Italy has the second-best charging infrastructure with 1 EV per charger

Italy’s registered EVs are on the low side compared to other top economic countries, however, the country’s public charger network is growing at a much higher rate. Out of the countries analysed, Italy’s growth rate of public chargers is the highest at 56%.

This means in 2022 Italy’s charger network is expected to be at 1 EV per charger, and by 2050 is predicted to be 3 electric cars per charger.

Germany is expected to have the worst charging infrastructure with 54 EVs per public charger in 2050

Germany has one of the best EV adoption rates out of the top economic countries with EV sales surpassing ICE cars as soon as 2025. However, the growth of the country’s charging infrastructure doesn’t have the same speed – the average YoY growth between 2019-2021 is just 14%. Making this the lowest of all the top economic countries.

In 2022, there are 8 electric cars per public charger. But, if nothing changes there could be serious issues. At the current growth rate of public chargers and EVs, by 2050 there will be 54 electric cars per charger. Substantially not enough to sustain Germany’s ICE car sales ban in 2035.

The UK has the second-worst public charger network with predicted 35 EVs per charger in 2050

There were a whopping 267,203 new registrations of electric cars in 2022, taking up 16% of the passenger car market share. EV adoption in the UK has grown exponentially since 2019, with an average YoY growth of 110%.

However, although the EV adoption rate is ahead, it appears the charging infrastructure is falling behind. The average YoY growth for EV chargers is at just 17%, this predicts that at the end of 2022, there will be 6 electric cars per EV charger. If that wasn’t a big enough queue, by 2050 this is forecasted to be a whopping 35 electric vehicles per charger.

Want to read more automotive news? Check out our blog on the latest happenings in the auto world.


Car Money calculated the average YoY growth from 2019-2022 for new passenger cars, and 2019-2021 for public chargers.

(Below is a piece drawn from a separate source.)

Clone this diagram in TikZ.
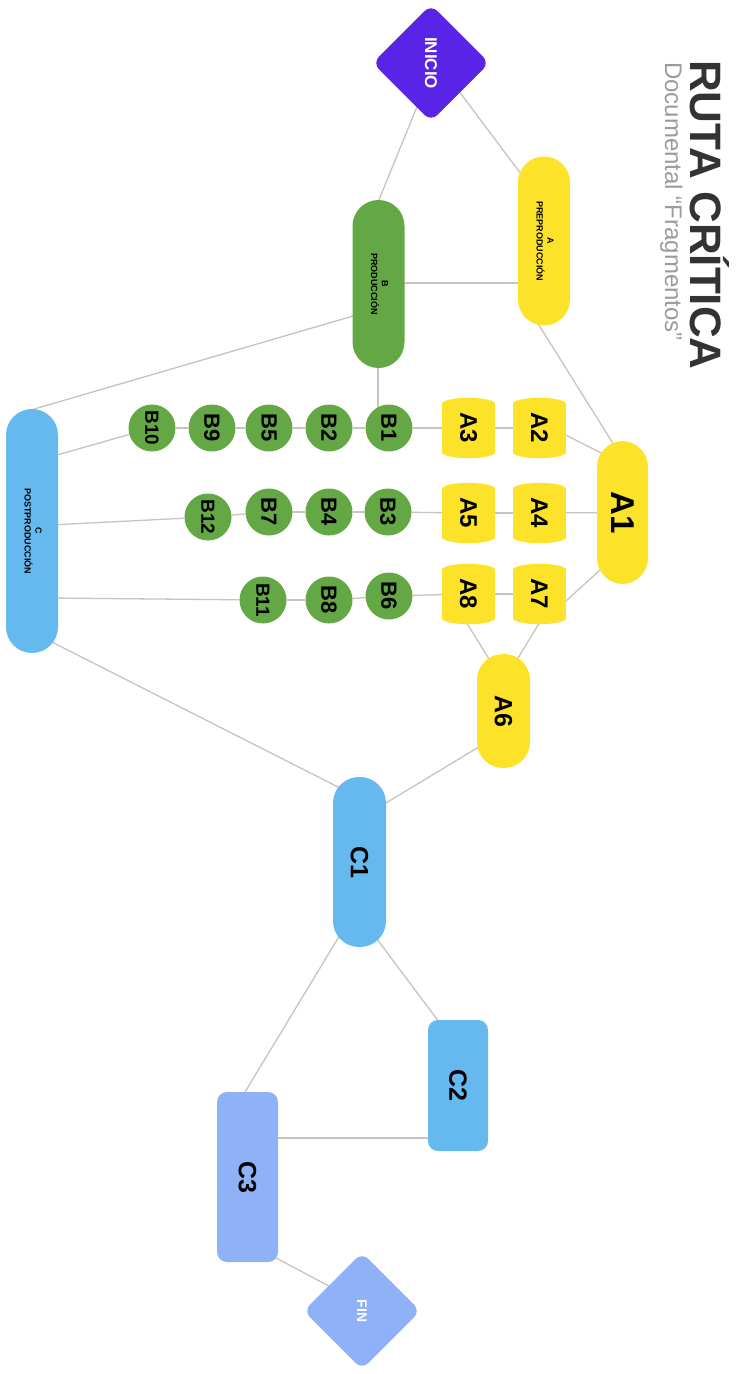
\documentclass[tikz,border=0pt]{standalone}
\usepackage{fontspec}
\setmainfont{Liberation Sans}
\usetikzlibrary{shapes.geometric,calc,backgrounds}
\definecolor{cpurple}{HTML}{5A24E6}
\definecolor{cyellow}{HTML}{FCE32A}
\definecolor{cgreen}{HTML}{63A845}
\definecolor{cblue}{HTML}{66B9EE}
\definecolor{cperi}{HTML}{8FB1F7}
\definecolor{lcol}{HTML}{C9C3BB}
\definecolor{ctitle}{HTML}{333333}
\definecolor{csub}{HTML}{9B9B9B}
\begin{document}
\begin{tikzpicture}[x=1pt,y=-1pt,
  stad/.style={rectangle, rounded corners=26pt, minimum width=52pt, inner sep=0pt, text=black},
  small/.style={font=\fontsize{9}{10}\selectfont\bfseries},
  big/.style={font=\fontsize{25}{25}\selectfont\bfseries},
  barrel/.style={rectangle, fill=cyellow, minimum width=53pt, minimum height=48pt, inner sep=0pt, font=\fontsize{24}{24}\selectfont\bfseries},
  bcirc/.style={circle, fill=cgreen, minimum size=47pt, inner sep=0pt, font=\fontsize{22}{22}\selectfont\bfseries},
  bsmall/.style={font=\fontsize{19}{19}\selectfont\bfseries},
  dia/.style={diamond, minimum width=117pt, minimum height=117pt, inner sep=0pt, rounded corners=9pt, text=white},
  crect/.style={rectangle, rounded corners=10pt, inner sep=0pt, font=\fontsize{25}{25}\selectfont\bfseries},
  ln/.style={draw=lcol, line width=1.3pt}]
\useasboundingbox (0,0) rectangle (744,1374);

% title
\node[rotate=-90, anchor=base west, inner sep=0pt, text=ctitle, font=\fontsize{44}{44}\selectfont\bfseries] (title) at (690,60) {RUTA CRÍTICA};
\node[rotate=-90, anchor=base west, inner sep=0pt, text=csub, font=\fontsize{24}{24}\selectfont] (sub) at (665,62) {Documental “Fragmentos”};

% diamonds
\node[dia, fill=cpurple, font=\fontsize{17}{17}\selectfont\bfseries] (INICIO) at (431,63) {\rotatebox{-90}{INICIO}};
\node[dia, fill=cperi, font=\fontsize{14}{14}\selectfont\bfseries] (FIN) at (362,1311) {\rotatebox{-90}{FIN}};

% phases
\node[stad, fill=cyellow, minimum height=169pt, small] (A) at (544,241) {\rotatebox{-90}{\begin{tabular}{@{}c@{}}A\\PREPRODUCCIÓN\end{tabular}}};
\node[stad, fill=cgreen, minimum height=168pt, small] (B) at (378.5,284) {\rotatebox{-90}{\begin{tabular}{@{}c@{}}B\\PRODUCCIÓN\end{tabular}}};
\node[stad, fill=cblue, minimum height=244pt, small] (C) at (32,531) {\rotatebox{-90}{\begin{tabular}{@{}c@{}}C\\POSTPRODUCCIÓN\end{tabular}}};

% A tasks
\node[stad, fill=cyellow, minimum width=51pt, minimum height=143pt, font=\fontsize{33}{33}\selectfont\bfseries] (A1) at (622.5,512.5) {\rotatebox{-90}{A1}};
\node[stad, fill=cyellow, minimum width=53pt, minimum height=114pt, big] (A6) at (503.5,711) {\rotatebox{-90}{A6}};
\node[barrel] (A2) at (539.5,428) {\rotatebox{-90}{A2}};
\node[barrel] (A3) at (468.5,428) {\rotatebox{-90}{A3}};
\node[barrel] (A4) at (539.5,513) {\rotatebox{-90}{A4}};
\node[barrel] (A5) at (468.5,513) {\rotatebox{-90}{A5}};
\node[barrel] (A7) at (539.5,594) {\rotatebox{-90}{A7}};
\node[barrel] (A8) at (468.5,594) {\rotatebox{-90}{A8}};
\foreach \n in {A2,A3,A4,A5,A7,A8}{
  \fill[cyellow] (\n.north) ellipse [x radius=26.5pt, y radius=6pt];
  \fill[cyellow] (\n.south) ellipse [x radius=26.5pt, y radius=6pt];
}

% B tasks
\node[bcirc] (B1) at (389,428) {\rotatebox{-90}{B1}};
\node[bcirc] (B2) at (329,428) {\rotatebox{-90}{B2}};
\node[bcirc] (B5) at (269,428) {\rotatebox{-90}{B5}};
\node[bcirc] (B9) at (212,428) {\rotatebox{-90}{B9}};
\node[bcirc, bsmall] (B10) at (152,428) {\rotatebox{-90}{B10}};
\node[bcirc] (B3) at (388,512) {\rotatebox{-90}{B3}};
\node[bcirc] (B4) at (329,512) {\rotatebox{-90}{B4}};
\node[bcirc] (B7) at (269,512) {\rotatebox{-90}{B7}};
\node[bcirc, bsmall] (B12) at (208,517) {\rotatebox{-90}{B12}};
\node[bcirc] (B6) at (389,596) {\rotatebox{-90}{B6}};
\node[bcirc] (B8) at (329,600) {\rotatebox{-90}{B8}};
\node[bcirc, bsmall] (B11) at (263,600) {\rotatebox{-90}{B11}};

% C tasks
\node[stad, fill=cblue, minimum width=53pt, minimum height=170pt, big] (C1) at (359.5,862) {\rotatebox{-90}{C1}};
\node[crect, fill=cblue, minimum width=60pt, minimum height=131pt] (C2) at (458,1085.5) {\rotatebox{-90}{C2}};
\node[crect, fill=cperi, minimum width=61pt, minimum height=170pt] (C3) at (247.5,1177) {\rotatebox{-90}{C3}};

\begin{pgfonlayer}{background}
\draw[ln] ($(INICIO)+(21,19)$) -- ($(A)+(-14,-55)$);
\draw[ln] ($(INICIO)+(-8,29)$) -- ($(B)+(-4.5,-72)$);
\draw[ln] ($(B)+(0,-1)$) -- ($(A)+(0,42)$);
\draw[ln] ($(A)+(-12,73)$) -- ($(A1)+(-3.5,-59.5)$);
\draw[ln] ($(B)+(-0.5,60)$) -- ($(B1)+(-11,-10)$);
\draw[ln] ($(B)+(-18.5,30)$) -- ($(C)+(-8,-119)$);
\draw[ln] ($(C)+(18,-74)$) -- (B10);
\draw[ln] ($(C)+(18,-6)$) -- (B12);
\draw[ln] ($(C)+(18,67)$) -- (B11);
\draw[ln] ($(C)+(8,105)$) -- ($(C1)+(-13.5,-71)$);
\draw[ln] ($(A6)+(-16.5,31)$) -- ($(C1)+(16.5,-53)$);
\draw[ln] ($(A7)+(3.5,23)$) -- ($(A6)+(8.5,-43)$);
\draw[ln] ($(A8)+(-5.5,23)$) -- ($(A6)+(-9.5,-44)$);
\draw[ln] ($(A1)+(-15.5,-56.5)$) -- ($(A2)+(16.5,2)$);
\draw[ln] (A1) -- (A4);
\draw[ln] ($(A1)+(-12.5,48.5)$) -- ($(A7)+(16.5,16)$);
\draw[ln] (A2) -- (A3);
\draw[ln] (A3) -- (B1);
\draw[ln] (B1) -- (B2);
\draw[ln] (B2) -- (B5);
\draw[ln] (B5) -- (B9);
\draw[ln] (B9) -- (B10);
\draw[ln] (A4) -- (A5);
\draw[ln] (A5) -- (B3);
\draw[ln] (B3) -- (B4);
\draw[ln] (B4) -- (B7);
\draw[ln] (B7) -- (B12);
\draw[ln] (A7) -- (A8);
\draw[ln] (A8) -- (B6);
\draw[ln] (B6) -- (B8);
\draw[ln] (B8) -- (B11);
\draw[ln] ($(C1)+(11.5,69)$) -- ($(C2)+(-13,-55.5)$);
\draw[ln] ($(C1)+(-13.5,63)$) -- ($(C3)+(-8.5,-75)$);
\draw[ln] ($(C3)+(0,-39)$) -- ($(C2)+(0,52.5)$);
\draw[ln] ($(C3)+(17.5,75)$) -- ($(FIN)+(-22,-19)$);
\end{pgfonlayer}
\end{tikzpicture}
\end{document}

Data was sourced from the International Energy Agency, EV Universe and the International Organization of Motor Vehicle Manufacturers (OICA), to accurately predict the growth percentage of electric cars, ICE passenger cars, and public chargers up to the year 2050, and how the future adoption of electric cars will impact the Net Zero commitments of the top economic countries in the world.